Don’t you just love it when...

Ideas seem to spring into your mind from nowhere and problems in the plot or the characterisation get solved without you having to work hard at it?

You find a great song or a piece of music which helps you bring characters or feelings to life?This becomes the only music you listen to when writing your story (and who cares if everybody at home moan and complain that they are really bored with it?)

You can see your characters as clearly as if they were standing in front of you? They have the power to make you happy or sad (yes, really!). You even talk about your hero or heroin as if they were real people, friends ask you for the latest news and you don’t even notice that they are joking. 

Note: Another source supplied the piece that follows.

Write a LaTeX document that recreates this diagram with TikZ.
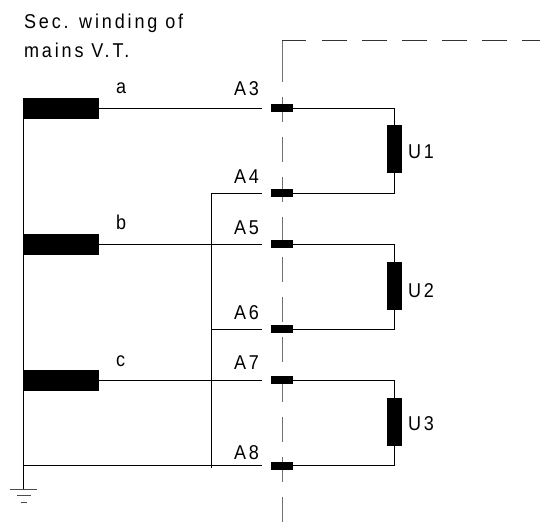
\documentclass[tikz,border=0pt]{standalone}
\usepackage{fontspec}
\setmainfont{Liberation Sans}
\newfontfamily\lab[LetterSpace=14.4,FakeStretch=0.9]{Liberation Sans}
\definecolor{dashgray}{HTML}{707070}
\tikzset{
  wire/.style={line width=0.9pt,line cap=butt,draw=black},
  bound/.style={line width=1pt,draw=dashgray},
  boundh/.style={line width=0.9pt,draw=black!80},
  winding/.style={fill=black,draw=none,minimum width=76pt,minimum height=21pt,inner sep=0pt,outer sep=0pt},
  terminal/.style={fill=black,draw=none,minimum width=22pt,minimum height=8pt,inner sep=0pt,outer sep=0pt},
  burden/.style={fill=black,draw=none,minimum width=15pt,minimum height=48pt,inner sep=0pt,outer sep=0pt},
  lbl/.style={anchor=base west,inner sep=0pt,outer sep=0pt,font=\fontsize{20}{20}\selectfont\lab}
}
\begin{document}
\begin{tikzpicture}[x=1pt,y=-1pt]
\useasboundingbox (0,0) rectangle (540,522);
% panel boundary
\coordinate (c0) at (282,82);
\coordinate (c1) at (282,40);
\coordinate (c2) at (306,40);
\coordinate (c3) at (322,40);
\coordinate (c4) at (540,40);
\coordinate (c5) at (282,97);
\coordinate (c6) at (282,522);
\draw[bound] (c0) -- (c1);
\draw[boundh] (c1) -- (c2);
\draw[boundh,dash pattern=on 25pt off 15pt] (c3) -- (c4);
\draw[bound,dash pattern=on 25pt off 15pt] (c5) -- (c6);
% windings
\node[winding] (wa) at (61,108.5) {};
\node[winding] (wb) at (61,244.5) {};
\node[winding] (wc) at (61,380.5) {};
% terminals
\node[terminal] (t3) at (282,108) {};
\node[terminal] (t4) at (282,193) {};
\node[terminal] (t5) at (282,244) {};
\node[terminal] (t6) at (282,329) {};
\node[terminal] (t7) at (282,380) {};
\node[terminal] (t8) at (282,465.5) {};
% burdens
\node[burden] (u1) at (394.5,149) {};
\node[burden] (u2) at (394.5,285.5) {};
\node[burden] (u3) at (394.5,421.5) {};
% free ends
\coordinate (e3) at (262,108);
\coordinate (e4) at (262,193);
\coordinate (e5) at (262,244);
\coordinate (e6) at (262,329);
\coordinate (e7) at (262,380);
\coordinate (e8) at (262,465.5);
\coordinate (n4) at (211,193);
\coordinate (n6) at (211,329);
\coordinate (n8) at (211,468);
\coordinate (gl) at (23.5,98);
\coordinate (g8) at (23.5,465.5);
\coordinate (g0) at (23.5,489);
\coordinate (g1l) at (10,489);
\coordinate (g1r) at (37,489);
\coordinate (g2l) at (17,495.5);
\coordinate (g2r) at (31,495.5);
\coordinate (g3l) at (20.5,502);
\coordinate (g3r) at (27,502);
% connectors
\draw[wire] (wa.east |- e3) -- (e3);
\draw[wire] (wb.east |- e5) -- (e5);
\draw[wire] (wc.east |- e7) -- (e7);
\draw[wire] (g8) -- (e8);
\draw[wire] (gl) -- (g0);
\draw[wire] (e4) -- (n4) -- (n8);
\draw[wire] (n6) -- (e6);
\draw[wire] (t3.east) -| (u1.north);
\draw[wire] (t4.east) -| (u1.south);
\draw[wire] (t5.east) -| (u2.north);
\draw[wire] (t6.east) -| (u2.south);
\draw[wire] (t7.east) -| (u3.north);
\draw[wire] (t8.east) -| (u3.south);
% earth
\draw[wire,draw=black!70] (g1l) -- (g1r);
\draw[wire,draw=black!70] (g2l) -- (g2r);
\draw[wire,draw=black!70] (g3l) -- (g3r);
% labels
\node[lbl] (title1) at (24,28.5) {Sec. winding of};
\node[lbl] (title2) at (24,57.5) {mains V.T.};
\node[lbl] (la) at (116,93) {a};
\node[lbl] (lb) at (116,229) {b};
\node[lbl] (lc) at (116,366) {c};
\node[lbl] (l3) at (234,95) {A3};
\node[lbl] (l4) at (234,183) {A4};
\node[lbl] (l5) at (234,234) {A5};
\node[lbl] (l6) at (234,319) {A6};
\node[lbl] (l7) at (234,369) {A7};
\node[lbl] (l8) at (234,459) {A8};
\node[lbl] (lu1) at (408,158) {U1};
\node[lbl] (lu2) at (408,297) {U2};
\node[lbl] (lu3) at (408,430) {U3};
\end{tikzpicture}
\end{document}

Your characters start talking to one another and all you have to do is jot down what they are saying? They take a life of their own and force you into a completely new direction.

Breathless, blushing and feeling rather pleased with yourself, you put the last touches to what is surely the best, the ‘hottest’ love scene of the story? You never knew you had it in you to be so inventive.

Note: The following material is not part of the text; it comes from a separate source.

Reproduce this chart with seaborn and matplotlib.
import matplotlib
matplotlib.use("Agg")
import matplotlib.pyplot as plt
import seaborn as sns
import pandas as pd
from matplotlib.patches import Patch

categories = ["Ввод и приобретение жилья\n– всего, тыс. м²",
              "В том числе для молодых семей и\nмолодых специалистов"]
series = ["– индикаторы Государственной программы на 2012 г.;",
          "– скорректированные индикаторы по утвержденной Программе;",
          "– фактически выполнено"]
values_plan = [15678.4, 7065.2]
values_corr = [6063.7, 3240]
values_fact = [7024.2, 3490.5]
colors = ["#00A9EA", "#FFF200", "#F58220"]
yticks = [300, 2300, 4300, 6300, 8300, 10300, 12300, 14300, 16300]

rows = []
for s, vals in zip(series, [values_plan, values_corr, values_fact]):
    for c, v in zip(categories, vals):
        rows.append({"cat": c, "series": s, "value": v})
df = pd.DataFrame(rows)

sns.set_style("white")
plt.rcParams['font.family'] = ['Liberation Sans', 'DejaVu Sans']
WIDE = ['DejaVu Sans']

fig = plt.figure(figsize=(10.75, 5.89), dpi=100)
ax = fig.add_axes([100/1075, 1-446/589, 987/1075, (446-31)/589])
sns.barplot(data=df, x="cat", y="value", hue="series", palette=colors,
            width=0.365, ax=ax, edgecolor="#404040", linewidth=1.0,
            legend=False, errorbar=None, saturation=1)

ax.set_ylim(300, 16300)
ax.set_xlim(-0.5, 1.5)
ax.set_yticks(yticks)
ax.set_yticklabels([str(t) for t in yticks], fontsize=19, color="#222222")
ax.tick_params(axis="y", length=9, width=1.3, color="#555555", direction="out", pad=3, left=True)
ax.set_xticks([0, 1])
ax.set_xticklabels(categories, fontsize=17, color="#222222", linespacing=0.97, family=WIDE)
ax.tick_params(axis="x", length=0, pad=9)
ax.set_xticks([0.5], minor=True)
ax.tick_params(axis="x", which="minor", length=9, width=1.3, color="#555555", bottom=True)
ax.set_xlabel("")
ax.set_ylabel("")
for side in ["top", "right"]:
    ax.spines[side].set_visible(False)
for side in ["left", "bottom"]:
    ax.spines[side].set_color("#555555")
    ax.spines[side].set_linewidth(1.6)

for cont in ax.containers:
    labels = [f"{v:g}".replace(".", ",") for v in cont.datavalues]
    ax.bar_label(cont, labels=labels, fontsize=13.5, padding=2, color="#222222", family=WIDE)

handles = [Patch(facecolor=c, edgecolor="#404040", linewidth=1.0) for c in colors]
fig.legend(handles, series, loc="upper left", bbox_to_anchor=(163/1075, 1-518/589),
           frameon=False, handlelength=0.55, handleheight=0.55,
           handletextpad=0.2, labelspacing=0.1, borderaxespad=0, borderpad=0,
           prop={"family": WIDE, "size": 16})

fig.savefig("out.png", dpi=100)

Don’t you just hate it when...

You read your manuscript for the hundredth time after a few weeks or months and you find embarrassing errors or clumsy sentences or things you now wish you'd never written? This is particularly bad if you have already sent it to a publisher or an agent, because a few weeks or months ago it seemed so perfect you just couldn’t wait a minute longer to share it with the world!

You saved some fantastic new work on a stick or on the hard drive of your computer and you forget in which file you saved it in and you spend hours trying to find it? And when you finally find it, it wasn’t so great after all.

You re-read the ‘hot’ scene which you were so proud of when you typed it up last night and think, ‘Oh my God, did I really write that? What will my boss, neighbour, my children’s teacher or the butcher take me for?’ (That’s if they ever read the story, of course).

A great new novel has just come out featuring a plot, setting or character you KNOW you had thought of FIRST, that you had practically invented and believed to be unique. How dare the author have the same ideas as you (and get her / his book published when you are still languishing in the aspiring writer's world)?


However...


This lovely picture of a rose made me think of ‘Mon amie la rose’ (My friend the rose), a beautiful but very sad song Françoise Hardy sang in the 1960s. Here are the words with the  (English translation below).



Mon amie la rose
My friend the rose, a beautiful song Françoise Hardy used to sing in the 1960s.
On est bien peu de chose
Et mon amie la rose
Me l'a dit ce matin
A l'aurore je suis née
Baptisée de rosée
Je me suis épanouie
Heureuse et amoureuse
Aux rayons du soleil
Me suis fermée la nuit
Me suis réveillée vieille

Pourtant j'étais très belle
Oui j'étais la plus belle
Des fleurs de ton jardin

On est bien peu de chose
Et mon amie la rose
Me l'a dit ce matin
Vois le dieu qui m'a faite
Me fait courber la tête
Et je sens que je tombe
Et je sens que je tombe
Mon cœur est presque nu
J'ai le pied dans la tombe
Déjà je ne suis plus

Tu m'admirais hier
Et je serai poussière
Pour toujours demain.

On est bien peu de chose
Et mon amie la rose
Est morte ce matin
La lune cette nuit
A veillé mon amie
Moi en rêve j'ai vu
Eblouissante et nue
Son âme qui dansait
Bien au-delà des nues
Et qui me souriait

Crois celui qui peut croire
Moi, j'ai besoin d'espoir
Sinon je ne suis rien
Ou bien si peu de chose
C'est mon amie la rose
Qui l'a dit hier matin


And now for the English translation...

We are truly insignificant
And that's what my friend the rose
Told me this morning
I was born at dawn
Baptised in dew
I blossomed
In the rays of the sun
Happy and in love
I closed my petals at night
And when I awoke I was old.
Yet I had been beautiful
Yes, I was the most beautiful
Of all the flowers in your garden

See, the God that made me
Now makes me bow my head
And I feel I'm falling
And I feel I'm falling
My heart is almost bare
A foot in the grave
Already, I am nothing
Only yesterday you admired me
And I shall be dust
Forever, tomorrow

We are truly nothing
And my friend the rose
Died this morning

Last night the moon
Kept vigil over my friend
And in a dream I saw
Her soul, dancing
Dazzling and naked,
Above the heavens,
Smiling on me.
Let those who can, believe,
But I need Hope
Or else I am nothing.

1 comment:

  1. Hi Marie,

    I can certainly identify with a few things you wrote. One of which, when I least expect it--and never while sitting at my computer--a complete scene comes to me, effortlessly out of nowhere. I'm grateful but a bit frustrated that I'd worked for two days coming up with nothing and then this epiphany appears when I'm driving to the grocery!

    Very inciteful post and a lovely poem.